Saturday, January 18, 2014

Life panaroma!!

My biggest weakness is my tendency towards inaction, laziness, idleness and escapism.
This tendency has created false beliefs.
In order to justify these tendencies, I have had to create false beliefs about the myself and my relation to the world.

This tendency is very strong and there is always a fear lurking underneath because of this.
The fear is that this tendency will result in failure, humiliation and death.

As I see it, activity cannot be avoided. One must be apparently active to live in this apparent world.
The question then becomes what activity is to be done and what is to be avoided?
Drowning oneself in activity is no cure for this.

Thus natural activities, duties and responsibilities must be engaged. One must be very clear as to what one is supposed to do and what one is supposed to avoid. The activities and duties which cannot be avoided must be engaged in. The main thing is to realize what needs to be done and what needs to be avoided.

Unfinished activity is the source of great stress. Either throw it away or get it done. No point dangling in between.

Right now, first worldly priority is to complete unfinished projects and to avoid starting new ones. Do not begin new projects as it will only increase stress.

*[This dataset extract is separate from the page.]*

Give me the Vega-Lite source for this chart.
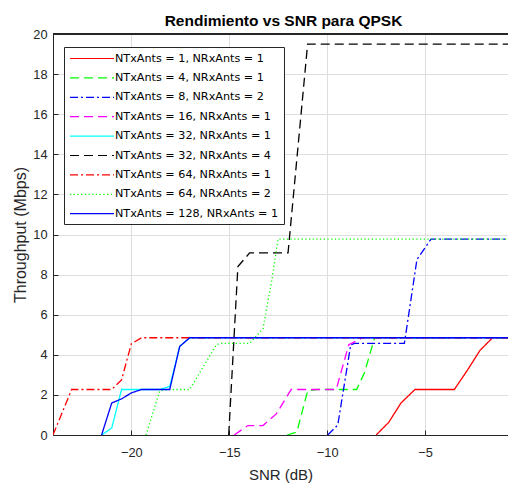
{
  "$schema": "https://vega.github.io/schema/vega-lite/v6.json",
  "width": 455,
  "height": 401,
  "autosize": {"type": "none"},
  "padding": {"left": 53, "top": 34, "right": 0, "bottom": 50},
  "background": "white",
  "title": {"text": "Rendimiento vs SNR para QPSK", "font": "Arial", "fontSize": 15.5, "fontWeight": "bold", "color": "black", "offset": 0, "dx": 3, "dy": 1.5},
  "config": {
    "view": {"stroke": null},
    "axis": {"domainColor": "#262626", "domainWidth": 1, "tickColor": "#262626", "tickSize": -5, "labelColor": "#262626", "labelFont": "Arial", "labelFontSize": 12.8, "titleFont": "Arial", "titleFontWeight": "normal", "titleColor": "#262626", "gridColor": "#dedede", "gridWidth": 1}
  },
  "data": {"values": [
    {"series": "NTxAnts = 1, NRxAnts = 1", "snr": -7.5, "thr": 0},
    {"series": "NTxAnts = 1, NRxAnts = 1", "snr": -6.86, "thr": 0.63},
    {"series": "NTxAnts = 1, NRxAnts = 1", "snr": -6.23, "thr": 1.6},
    {"series": "NTxAnts = 1, NRxAnts = 1", "snr": -5.52, "thr": 2.27},
    {"series": "NTxAnts = 1, NRxAnts = 1", "snr": -3.51, "thr": 2.27},
    {"series": "NTxAnts = 1, NRxAnts = 1", "snr": -2.83, "thr": 3.25},
    {"series": "NTxAnts = 1, NRxAnts = 1", "snr": -2.2, "thr": 4.22},
    {"series": "NTxAnts = 1, NRxAnts = 1", "snr": -1.56, "thr": 4.85},
    {"series": "NTxAnts = 1, NRxAnts = 1", "snr": -0.5, "thr": 4.85},
    {"series": "NTxAnts = 4, NRxAnts = 1", "snr": -12.05, "thr": 0},
    {"series": "NTxAnts = 4, NRxAnts = 1", "snr": -11.55, "thr": 0.15},
    {"series": "NTxAnts = 4, NRxAnts = 1", "snr": -11.0, "thr": 2.2},
    {"series": "NTxAnts = 4, NRxAnts = 1", "snr": -10.55, "thr": 2.27},
    {"series": "NTxAnts = 4, NRxAnts = 1", "snr": -8.5, "thr": 2.27},
    {"series": "NTxAnts = 4, NRxAnts = 1", "snr": -8.1, "thr": 3.1},
    {"series": "NTxAnts = 4, NRxAnts = 1", "snr": -7.58, "thr": 4.85},
    {"series": "NTxAnts = 4, NRxAnts = 1", "snr": -0.5, "thr": 4.85},
    {"series": "NTxAnts = 8, NRxAnts = 2", "snr": -9.97, "thr": 0},
    {"series": "NTxAnts = 8, NRxAnts = 2", "snr": -9.46, "thr": 0.5},
    {"series": "NTxAnts = 8, NRxAnts = 2", "snr": -8.8, "thr": 4.5},
    {"series": "NTxAnts = 8, NRxAnts = 2", "snr": -8.6, "thr": 4.57},
    {"series": "NTxAnts = 8, NRxAnts = 2", "snr": -6.06, "thr": 4.57},
    {"series": "NTxAnts = 8, NRxAnts = 2", "snr": -5.42, "thr": 8.75},
    {"series": "NTxAnts = 8, NRxAnts = 2", "snr": -4.7, "thr": 9.77},
    {"series": "NTxAnts = 8, NRxAnts = 2", "snr": -0.5, "thr": 9.77},
    {"series": "NTxAnts = 16, NRxAnts = 1", "snr": -14.75, "thr": 0},
    {"series": "NTxAnts = 16, NRxAnts = 1", "snr": -14.05, "thr": 0.47},
    {"series": "NTxAnts = 16, NRxAnts = 1", "snr": -13.28, "thr": 0.47},
    {"series": "NTxAnts = 16, NRxAnts = 1", "snr": -12.6, "thr": 1.05},
    {"series": "NTxAnts = 16, NRxAnts = 1", "snr": -11.84, "thr": 2.27},
    {"series": "NTxAnts = 16, NRxAnts = 1", "snr": -9.54, "thr": 2.27},
    {"series": "NTxAnts = 16, NRxAnts = 1", "snr": -8.9, "thr": 4.5},
    {"series": "NTxAnts = 16, NRxAnts = 1", "snr": -8.2, "thr": 4.85},
    {"series": "NTxAnts = 16, NRxAnts = 1", "snr": -0.5, "thr": 4.85},
    {"series": "NTxAnts = 32, NRxAnts = 1", "snr": -21.52, "thr": 0},
    {"series": "NTxAnts = 32, NRxAnts = 1", "snr": -21.0, "thr": 0.35},
    {"series": "NTxAnts = 32, NRxAnts = 1", "snr": -20.5, "thr": 2.27},
    {"series": "NTxAnts = 32, NRxAnts = 1", "snr": -18.55, "thr": 2.27},
    {"series": "NTxAnts = 32, NRxAnts = 1", "snr": -18.04, "thr": 2.42},
    {"series": "NTxAnts = 32, NRxAnts = 1", "snr": -17.53, "thr": 4.42},
    {"series": "NTxAnts = 32, NRxAnts = 1", "snr": -17.02, "thr": 4.85},
    {"series": "NTxAnts = 32, NRxAnts = 1", "snr": -0.5, "thr": 4.85},
    {"series": "NTxAnts = 32, NRxAnts = 4", "snr": -15.03, "thr": 0},
    {"series": "NTxAnts = 32, NRxAnts = 4", "snr": -14.56, "thr": 8.4},
    {"series": "NTxAnts = 32, NRxAnts = 4", "snr": -13.96, "thr": 9.08},
    {"series": "NTxAnts = 32, NRxAnts = 4", "snr": -12.0, "thr": 9.08},
    {"series": "NTxAnts = 32, NRxAnts = 4", "snr": -11.0, "thr": 19.5},
    {"series": "NTxAnts = 32, NRxAnts = 4", "snr": -0.5, "thr": 19.5},
    {"series": "NTxAnts = 64, NRxAnts = 1", "snr": -24.0, "thr": 0},
    {"series": "NTxAnts = 64, NRxAnts = 1", "snr": -23.05, "thr": 2.27},
    {"series": "NTxAnts = 64, NRxAnts = 1", "snr": -21.0, "thr": 2.27},
    {"series": "NTxAnts = 64, NRxAnts = 1", "snr": -20.5, "thr": 2.75},
    {"series": "NTxAnts = 64, NRxAnts = 1", "snr": -20.0, "thr": 4.55},
    {"series": "NTxAnts = 64, NRxAnts = 1", "snr": -19.48, "thr": 4.85},
    {"series": "NTxAnts = 64, NRxAnts = 1", "snr": -0.5, "thr": 4.85},
    {"series": "NTxAnts = 64, NRxAnts = 2", "snr": -19.25, "thr": 0},
    {"series": "NTxAnts = 64, NRxAnts = 2", "snr": -18.55, "thr": 2.2},
    {"series": "NTxAnts = 64, NRxAnts = 2", "snr": -18.04, "thr": 2.27},
    {"series": "NTxAnts = 64, NRxAnts = 2", "snr": -17.02, "thr": 2.27},
    {"series": "NTxAnts = 64, NRxAnts = 2", "snr": -15.66, "thr": 4.5},
    {"series": "NTxAnts = 64, NRxAnts = 2", "snr": -15.4, "thr": 4.57},
    {"series": "NTxAnts = 64, NRxAnts = 2", "snr": -13.96, "thr": 4.57},
    {"series": "NTxAnts = 64, NRxAnts = 2", "snr": -13.28, "thr": 5.3},
    {"series": "NTxAnts = 64, NRxAnts = 2", "snr": -12.85, "thr": 7.6},
    {"series": "NTxAnts = 64, NRxAnts = 2", "snr": -12.51, "thr": 9.77},
    {"series": "NTxAnts = 64, NRxAnts = 2", "snr": -0.5, "thr": 9.77},
    {"series": "NTxAnts = 128, NRxAnts = 1", "snr": -21.52, "thr": 0},
    {"series": "NTxAnts = 128, NRxAnts = 1", "snr": -21.0, "thr": 1.6},
    {"series": "NTxAnts = 128, NRxAnts = 1", "snr": -20.5, "thr": 1.8},
    {"series": "NTxAnts = 128, NRxAnts = 1", "snr": -20.0, "thr": 2.1},
    {"series": "NTxAnts = 128, NRxAnts = 1", "snr": -19.48, "thr": 2.27},
    {"series": "NTxAnts = 128, NRxAnts = 1", "snr": -18.04, "thr": 2.27},
    {"series": "NTxAnts = 128, NRxAnts = 1", "snr": -17.53, "thr": 4.42},
    {"series": "NTxAnts = 128, NRxAnts = 1", "snr": -17.02, "thr": 4.85},
    {"series": "NTxAnts = 128, NRxAnts = 1", "snr": -0.5, "thr": 4.85}
  ]},
  "layer": [
    {
      "mark": {"type": "line", "clip": true, "strokeWidth": 1.3},
      "encoding": {
        "x": {"field": "snr", "type": "quantitative", "scale": {"domain": [-24, -0.77], "nice": false, "zero": false},
              "axis": {"values": [-20, -15, -10, -5], "title": "SNR (dB)", "titleFontSize": 15, "labelPadding": 16, "titlePadding": 9}},
        "y": {"field": "thr", "type": "quantitative", "scale": {"domain": [0, 20], "nice": false},
              "axis": {"values": [0, 2, 4, 6, 8, 10, 12, 14, 16, 18, 20], "title": "Throughput (Mbps)", "titleFontSize": 16, "labelPadding": 11, "titlePadding": 4}},
        "color": {"field": "series", "type": "nominal",
          "scale": {"domain": ["NTxAnts = 1, NRxAnts = 1", "NTxAnts = 4, NRxAnts = 1", "NTxAnts = 8, NRxAnts = 2", "NTxAnts = 16, NRxAnts = 1", "NTxAnts = 32, NRxAnts = 1", "NTxAnts = 32, NRxAnts = 4", "NTxAnts = 64, NRxAnts = 1", "NTxAnts = 64, NRxAnts = 2", "NTxAnts = 128, NRxAnts = 1"],
                    "range": ["#ff0000", "#00ff00", "#0000ff", "#ff00ff", "#00ffff", "#000000", "#ff0000", "#00ff00", "#0000ff"]},
          "legend": {"orient": "none", "legendX": 11, "legendY": 13, "title": null, "symbolType": "M-1,0H7", "symbolSize": 121, "symbolStrokeWidth": 1.2, "labelFont": "DejaVu Sans", "labelFontSize": 11.2, "labelColor": "black", "labelOffset": 33, "labelLimit": 400, "rowPadding": 7.4, "padding": 5, "strokeColor": "#262626", "fillColor": "white", "cornerRadius": 0}},
        "strokeDash": {"field": "series", "type": "nominal",
          "scale": {"domain": ["NTxAnts = 1, NRxAnts = 1", "NTxAnts = 4, NRxAnts = 1", "NTxAnts = 8, NRxAnts = 2", "NTxAnts = 16, NRxAnts = 1", "NTxAnts = 32, NRxAnts = 1", "NTxAnts = 32, NRxAnts = 4", "NTxAnts = 64, NRxAnts = 1", "NTxAnts = 64, NRxAnts = 2", "NTxAnts = 128, NRxAnts = 1"],
                    "range": [[1, 0], [9, 5], [8, 3, 2, 3], [9, 5], [1, 0], [9, 5], [8, 3, 2, 3], [1.2, 2.5], [1, 0]]},
          "legend": {"orient": "none", "legendX": 11, "legendY": 13, "title": null, "symbolType": "M-1,0H7", "symbolSize": 121, "symbolStrokeWidth": 1.2, "labelFont": "DejaVu Sans", "labelFontSize": 11.2, "labelColor": "black", "labelOffset": 33, "labelLimit": 400, "rowPadding": 7.4, "padding": 5, "strokeColor": "#262626", "fillColor": "white", "cornerRadius": 0}}
      }
    },
    {
      "mark": {"type": "rule", "color": "#262626", "strokeWidth": 1},
      "encoding": {"y": {"datum": 20}}
    }
  ]
}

The most important part is to be transparent with the boss. Let him know what you are doing even if you think that it is of no direct benefit to you. This will avoid a lot of unnecessary misery. Being transparent frees up a lot of inner space. Although it might seem a little difficult at first. And it avoids misery. This means being honest even about your lack of progress. Truthfulness and transparency in worldly dealings brings great inner peace. Lack of transparency only promotes misery. Also be transparent with colleagues about your transparency with the boss. Be transparent with everyone. Hiding something brings heaviness. Transparency itself is freedom. Truthfulness and integrity should be the first priority in worldly matters.

Never regret telling the truth. Make it a habit. Truth, courage and clarity are companions. And so are deceit, malice and misery. Whom do you want to interact with. I have tried to be deceitful and I have been malicious and I have experienced misery. Be honest with yourself. Be honest with the world. This alone is important. More than success and failure. To deceive the world is to deceive the self. Be honest with everyone. Honesty is the best policy. Even if it means failure. It is better to be an honest failure rather than a deceitful success. You may be a failure all your life. You might even turn up being an idler and an escapist. But do not be a liar. This is most important. Be true to who you are. Be true with the world. Whatever the consequences.

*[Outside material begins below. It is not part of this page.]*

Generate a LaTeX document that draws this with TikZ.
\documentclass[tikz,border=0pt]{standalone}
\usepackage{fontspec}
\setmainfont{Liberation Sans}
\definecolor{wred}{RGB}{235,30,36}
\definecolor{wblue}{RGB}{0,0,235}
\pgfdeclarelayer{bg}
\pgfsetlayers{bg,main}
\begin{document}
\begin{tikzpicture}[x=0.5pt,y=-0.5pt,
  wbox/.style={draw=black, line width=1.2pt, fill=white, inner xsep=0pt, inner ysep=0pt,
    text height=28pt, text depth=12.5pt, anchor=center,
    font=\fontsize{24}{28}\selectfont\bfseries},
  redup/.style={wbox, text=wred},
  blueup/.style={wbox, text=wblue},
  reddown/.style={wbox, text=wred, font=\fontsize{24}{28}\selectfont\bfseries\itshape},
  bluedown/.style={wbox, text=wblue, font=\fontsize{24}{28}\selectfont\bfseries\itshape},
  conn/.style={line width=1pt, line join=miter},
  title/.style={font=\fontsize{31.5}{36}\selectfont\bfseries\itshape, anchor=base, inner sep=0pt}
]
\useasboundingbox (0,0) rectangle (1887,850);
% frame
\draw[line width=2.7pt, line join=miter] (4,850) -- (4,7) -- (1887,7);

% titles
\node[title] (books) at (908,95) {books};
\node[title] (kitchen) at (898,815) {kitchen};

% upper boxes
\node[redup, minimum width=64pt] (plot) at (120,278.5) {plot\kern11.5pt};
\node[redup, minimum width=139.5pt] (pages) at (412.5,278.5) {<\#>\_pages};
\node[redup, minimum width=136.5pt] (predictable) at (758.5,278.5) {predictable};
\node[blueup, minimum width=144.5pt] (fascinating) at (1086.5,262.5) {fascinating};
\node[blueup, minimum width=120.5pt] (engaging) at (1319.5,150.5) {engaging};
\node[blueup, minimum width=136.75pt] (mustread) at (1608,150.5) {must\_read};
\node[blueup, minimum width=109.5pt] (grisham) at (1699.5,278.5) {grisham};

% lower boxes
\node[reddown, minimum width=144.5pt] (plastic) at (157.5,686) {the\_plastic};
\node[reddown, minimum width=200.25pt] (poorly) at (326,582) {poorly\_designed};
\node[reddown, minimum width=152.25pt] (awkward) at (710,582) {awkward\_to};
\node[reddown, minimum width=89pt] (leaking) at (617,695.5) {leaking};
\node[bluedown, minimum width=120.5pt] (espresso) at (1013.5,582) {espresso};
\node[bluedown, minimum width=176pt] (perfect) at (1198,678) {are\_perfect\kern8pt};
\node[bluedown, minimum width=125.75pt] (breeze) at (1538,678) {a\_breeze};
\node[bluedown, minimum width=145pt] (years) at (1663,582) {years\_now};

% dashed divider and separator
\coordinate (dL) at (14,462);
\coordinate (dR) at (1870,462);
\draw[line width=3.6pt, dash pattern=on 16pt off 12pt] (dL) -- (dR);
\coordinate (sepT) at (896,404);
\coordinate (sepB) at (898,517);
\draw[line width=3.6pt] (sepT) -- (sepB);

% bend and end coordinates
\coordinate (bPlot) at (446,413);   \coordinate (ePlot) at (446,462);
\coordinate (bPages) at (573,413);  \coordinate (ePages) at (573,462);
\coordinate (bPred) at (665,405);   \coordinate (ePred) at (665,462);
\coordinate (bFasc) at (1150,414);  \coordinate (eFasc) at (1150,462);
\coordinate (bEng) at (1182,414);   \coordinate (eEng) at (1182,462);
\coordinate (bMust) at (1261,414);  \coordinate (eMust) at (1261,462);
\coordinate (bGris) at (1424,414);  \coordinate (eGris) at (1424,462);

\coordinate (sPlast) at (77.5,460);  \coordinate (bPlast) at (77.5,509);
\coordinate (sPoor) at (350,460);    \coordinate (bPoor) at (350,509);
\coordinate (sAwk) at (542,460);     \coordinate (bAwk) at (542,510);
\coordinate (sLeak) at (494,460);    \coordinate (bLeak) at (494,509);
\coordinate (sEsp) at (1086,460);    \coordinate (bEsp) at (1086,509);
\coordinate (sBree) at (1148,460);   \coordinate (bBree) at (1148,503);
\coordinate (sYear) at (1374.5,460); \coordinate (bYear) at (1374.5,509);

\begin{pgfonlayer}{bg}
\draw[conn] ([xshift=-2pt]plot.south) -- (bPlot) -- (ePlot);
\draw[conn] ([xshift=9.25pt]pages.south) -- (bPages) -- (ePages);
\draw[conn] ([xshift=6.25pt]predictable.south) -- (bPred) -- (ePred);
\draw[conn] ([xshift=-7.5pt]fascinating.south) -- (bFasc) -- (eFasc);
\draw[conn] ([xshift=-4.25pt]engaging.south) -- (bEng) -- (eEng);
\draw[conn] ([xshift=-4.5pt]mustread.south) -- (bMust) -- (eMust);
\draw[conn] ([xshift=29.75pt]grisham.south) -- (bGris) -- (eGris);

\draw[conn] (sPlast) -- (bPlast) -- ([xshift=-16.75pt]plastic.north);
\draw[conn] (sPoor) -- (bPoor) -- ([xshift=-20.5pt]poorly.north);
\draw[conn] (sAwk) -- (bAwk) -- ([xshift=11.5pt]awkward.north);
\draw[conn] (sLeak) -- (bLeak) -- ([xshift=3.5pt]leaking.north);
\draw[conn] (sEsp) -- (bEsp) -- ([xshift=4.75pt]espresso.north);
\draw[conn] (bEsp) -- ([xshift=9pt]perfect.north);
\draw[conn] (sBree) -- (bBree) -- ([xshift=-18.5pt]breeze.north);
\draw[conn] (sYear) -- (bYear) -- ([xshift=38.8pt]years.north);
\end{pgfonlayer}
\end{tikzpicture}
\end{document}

Let me be a little true here:

I have been a malicious person. I have had malice in me all my life. I have always hated it when other people have succeeded. I have hated other people for having a life of ease. I have been deeply envious of those around me for some or the other reason. I have sometimes even hated my parents and my family. Above all, I have hated this world and have hated my life and hated other people. I have tried to deceive the world by pretending to like it, pretending to be friends with other people and pretending that I have a good life. There is such strong malice within that everything that I have touched in my life has been touched by this malice. And I have desired to control everyone so that I can control their life and make their lives full of misery just like mine. I have never really understood how it is possible to genuinely love another person. I have only hated and desired to cause pain and misery to others. I have mentally been living like a virus. My existence has never been good for the world. So, this malice in me is because I have always felt misery. And I have never really related emotionally with another person. Afraid that this malice might be revealed. This has caused me to live a deceitful life always pretending and faking. Never really authentic. I have never been an authentic person in my life. And my biggest fear is that other people will go ahead and I will be left behind and no one would even care.

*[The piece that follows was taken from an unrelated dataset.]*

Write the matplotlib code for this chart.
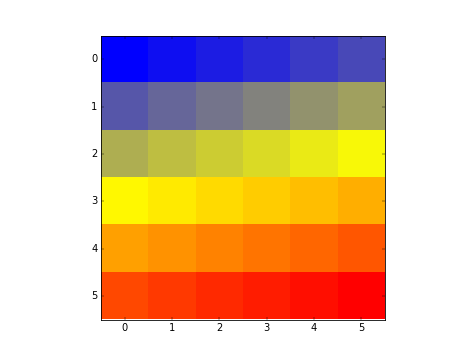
import matplotlib
matplotlib.use('Agg')
import matplotlib.pyplot as plt
from matplotlib.colors import LinearSegmentedColormap

# valeurs de la matrice
row0 = [0, 1, 2, 3, 4, 5]
row1 = [6, 7, 8, 9, 10, 11]
row2 = [12, 13, 14, 15, 16, 17]
row3 = [18, 19, 20, 21, 22, 23]
row4 = [24, 25, 26, 27, 28, 29]
row5 = [30, 31, 32, 33, 34, 35]
matrix = [row0, row1, row2, row3, row4, row5]

cmap_colors = ['blue', 'yellow', 'red']
tick_labels = ['0', '1', '2', '3', '4', '5']

plt.style.use('classic')
cmap = LinearSegmentedColormap.from_list('bleu_jaune_rouge', cmap_colors)

fig = plt.figure(figsize=(8, 355 / 59.25), dpi=59.25)
ax = fig.add_subplot(111)
ax.imshow(matrix, cmap=cmap, interpolation='nearest')
ax.set_xticks(range(len(tick_labels)))
ax.set_yticks(range(len(tick_labels)))
ax.set_xticklabels(tick_labels)
ax.set_yticklabels(tick_labels)

fig.savefig('out.png', dpi=59.25)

And spirituality then became a drug. I found my escape here. With all the talk about awareness and duality and the unreality of the world. The truth is this. I am terrified of this world. I am terrified of who I have become. And I have no idea what to do anymore. A deep dread fills my whole being. And I am afraid that no one will ever see me. See into who I really am. Above all, I feel that I am completely helpless to change myself.

So there, that is the truth about who I am. Who this person is and what he deals with. I have found that words are futile to effect change. Unless there is intense desire for change, it will not happen. To act is an act of faith. To act and be true to who you are is an act of great faith and courage. The most courageous thing possible is to be completely true to who you are and to live your life as an expression of that truth. Only and only this matters. All else including spirituality, religion, awareness and God is secondary. Realize who you are and act it out without any apologies whatsoever. To the point of death!!!!!